> **Written problem**:
Records follow. Select each line holding "this".

> **Records supplied**:

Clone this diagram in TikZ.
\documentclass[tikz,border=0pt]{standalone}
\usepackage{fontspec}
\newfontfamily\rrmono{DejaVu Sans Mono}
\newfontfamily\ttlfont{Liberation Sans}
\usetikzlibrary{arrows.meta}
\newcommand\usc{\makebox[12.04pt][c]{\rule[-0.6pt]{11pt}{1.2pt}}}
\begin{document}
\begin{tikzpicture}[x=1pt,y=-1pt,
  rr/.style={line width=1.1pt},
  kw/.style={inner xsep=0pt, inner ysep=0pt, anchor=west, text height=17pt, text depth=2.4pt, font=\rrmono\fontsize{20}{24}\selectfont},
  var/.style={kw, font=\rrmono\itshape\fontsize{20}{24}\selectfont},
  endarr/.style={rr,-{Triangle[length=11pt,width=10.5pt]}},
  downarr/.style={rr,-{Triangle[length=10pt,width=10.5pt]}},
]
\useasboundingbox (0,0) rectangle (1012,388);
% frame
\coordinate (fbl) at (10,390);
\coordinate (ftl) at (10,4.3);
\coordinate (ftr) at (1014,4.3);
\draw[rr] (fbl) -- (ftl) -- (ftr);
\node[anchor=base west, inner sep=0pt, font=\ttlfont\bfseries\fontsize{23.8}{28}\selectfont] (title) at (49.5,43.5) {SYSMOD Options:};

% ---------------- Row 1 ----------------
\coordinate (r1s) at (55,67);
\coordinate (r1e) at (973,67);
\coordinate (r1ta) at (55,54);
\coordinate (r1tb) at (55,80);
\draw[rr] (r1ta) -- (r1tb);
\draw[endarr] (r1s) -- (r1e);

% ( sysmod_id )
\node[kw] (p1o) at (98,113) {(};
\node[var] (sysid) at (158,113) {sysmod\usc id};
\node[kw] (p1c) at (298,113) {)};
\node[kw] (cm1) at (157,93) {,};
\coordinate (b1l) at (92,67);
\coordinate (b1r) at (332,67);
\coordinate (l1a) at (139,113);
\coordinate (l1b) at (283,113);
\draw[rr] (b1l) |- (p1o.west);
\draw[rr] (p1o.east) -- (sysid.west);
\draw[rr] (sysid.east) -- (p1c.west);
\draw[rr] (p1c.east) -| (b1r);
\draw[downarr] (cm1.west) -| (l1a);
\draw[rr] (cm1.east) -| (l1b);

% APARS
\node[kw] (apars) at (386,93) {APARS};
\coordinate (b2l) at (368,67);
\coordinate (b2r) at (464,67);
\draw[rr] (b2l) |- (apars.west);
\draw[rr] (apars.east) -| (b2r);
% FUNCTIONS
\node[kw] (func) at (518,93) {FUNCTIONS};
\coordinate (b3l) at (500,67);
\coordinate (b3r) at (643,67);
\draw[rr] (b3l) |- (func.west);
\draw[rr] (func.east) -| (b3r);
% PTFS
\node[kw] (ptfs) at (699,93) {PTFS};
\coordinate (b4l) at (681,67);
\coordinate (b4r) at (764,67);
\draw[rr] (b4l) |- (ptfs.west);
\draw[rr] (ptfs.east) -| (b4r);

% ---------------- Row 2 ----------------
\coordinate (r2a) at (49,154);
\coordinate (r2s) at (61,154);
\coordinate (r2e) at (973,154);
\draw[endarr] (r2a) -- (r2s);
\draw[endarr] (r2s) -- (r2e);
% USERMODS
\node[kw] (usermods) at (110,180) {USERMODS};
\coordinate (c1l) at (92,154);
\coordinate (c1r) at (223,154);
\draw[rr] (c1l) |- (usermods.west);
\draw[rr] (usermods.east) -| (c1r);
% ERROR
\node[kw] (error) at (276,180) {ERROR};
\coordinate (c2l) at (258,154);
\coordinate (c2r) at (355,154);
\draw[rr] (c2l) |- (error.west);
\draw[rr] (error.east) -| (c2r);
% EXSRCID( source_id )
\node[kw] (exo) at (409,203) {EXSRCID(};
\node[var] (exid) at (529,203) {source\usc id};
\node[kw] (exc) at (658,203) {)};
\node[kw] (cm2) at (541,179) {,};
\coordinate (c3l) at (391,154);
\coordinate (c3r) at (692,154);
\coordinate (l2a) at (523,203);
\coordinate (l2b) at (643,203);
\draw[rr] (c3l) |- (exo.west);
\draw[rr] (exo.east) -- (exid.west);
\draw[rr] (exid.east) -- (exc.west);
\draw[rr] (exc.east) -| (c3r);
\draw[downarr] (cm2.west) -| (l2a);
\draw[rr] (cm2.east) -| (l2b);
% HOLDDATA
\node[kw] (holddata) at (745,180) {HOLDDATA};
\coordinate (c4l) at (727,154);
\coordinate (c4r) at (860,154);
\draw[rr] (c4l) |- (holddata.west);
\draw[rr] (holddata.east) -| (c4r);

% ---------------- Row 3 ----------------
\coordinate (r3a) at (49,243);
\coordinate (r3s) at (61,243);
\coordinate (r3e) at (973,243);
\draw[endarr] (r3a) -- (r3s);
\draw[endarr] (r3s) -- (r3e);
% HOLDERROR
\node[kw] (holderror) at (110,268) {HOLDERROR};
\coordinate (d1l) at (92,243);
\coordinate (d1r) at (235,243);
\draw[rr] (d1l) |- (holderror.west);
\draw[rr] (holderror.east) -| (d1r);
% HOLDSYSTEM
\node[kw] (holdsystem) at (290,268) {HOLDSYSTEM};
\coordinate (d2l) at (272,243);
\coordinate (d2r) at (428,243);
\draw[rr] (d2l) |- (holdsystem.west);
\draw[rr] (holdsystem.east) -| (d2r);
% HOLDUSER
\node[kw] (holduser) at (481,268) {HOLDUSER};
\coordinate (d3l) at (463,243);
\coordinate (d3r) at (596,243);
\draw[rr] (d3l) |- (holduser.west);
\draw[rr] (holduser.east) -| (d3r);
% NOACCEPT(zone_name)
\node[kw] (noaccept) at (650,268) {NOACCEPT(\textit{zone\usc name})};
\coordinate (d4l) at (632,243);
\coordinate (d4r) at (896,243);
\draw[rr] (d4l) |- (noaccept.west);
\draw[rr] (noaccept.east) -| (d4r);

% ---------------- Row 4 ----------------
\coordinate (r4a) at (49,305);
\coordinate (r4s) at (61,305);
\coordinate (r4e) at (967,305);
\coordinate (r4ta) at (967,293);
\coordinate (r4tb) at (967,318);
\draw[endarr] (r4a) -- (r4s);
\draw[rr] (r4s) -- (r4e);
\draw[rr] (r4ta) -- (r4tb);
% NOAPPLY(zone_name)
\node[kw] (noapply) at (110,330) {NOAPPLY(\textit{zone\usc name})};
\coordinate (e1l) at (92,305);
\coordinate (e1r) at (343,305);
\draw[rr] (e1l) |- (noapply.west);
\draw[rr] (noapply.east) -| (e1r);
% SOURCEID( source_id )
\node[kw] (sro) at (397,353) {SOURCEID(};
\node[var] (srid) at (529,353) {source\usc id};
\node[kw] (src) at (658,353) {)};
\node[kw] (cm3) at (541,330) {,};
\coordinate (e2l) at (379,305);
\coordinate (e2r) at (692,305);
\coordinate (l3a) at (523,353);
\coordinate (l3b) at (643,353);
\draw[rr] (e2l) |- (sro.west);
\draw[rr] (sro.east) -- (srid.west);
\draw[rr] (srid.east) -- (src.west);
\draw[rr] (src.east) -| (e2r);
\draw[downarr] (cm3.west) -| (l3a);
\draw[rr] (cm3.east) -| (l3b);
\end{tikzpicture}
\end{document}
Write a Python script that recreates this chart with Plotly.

> **Finished task**:
Clone this diagram in TikZ.
Write a Python script that recreates this chart with Plotly.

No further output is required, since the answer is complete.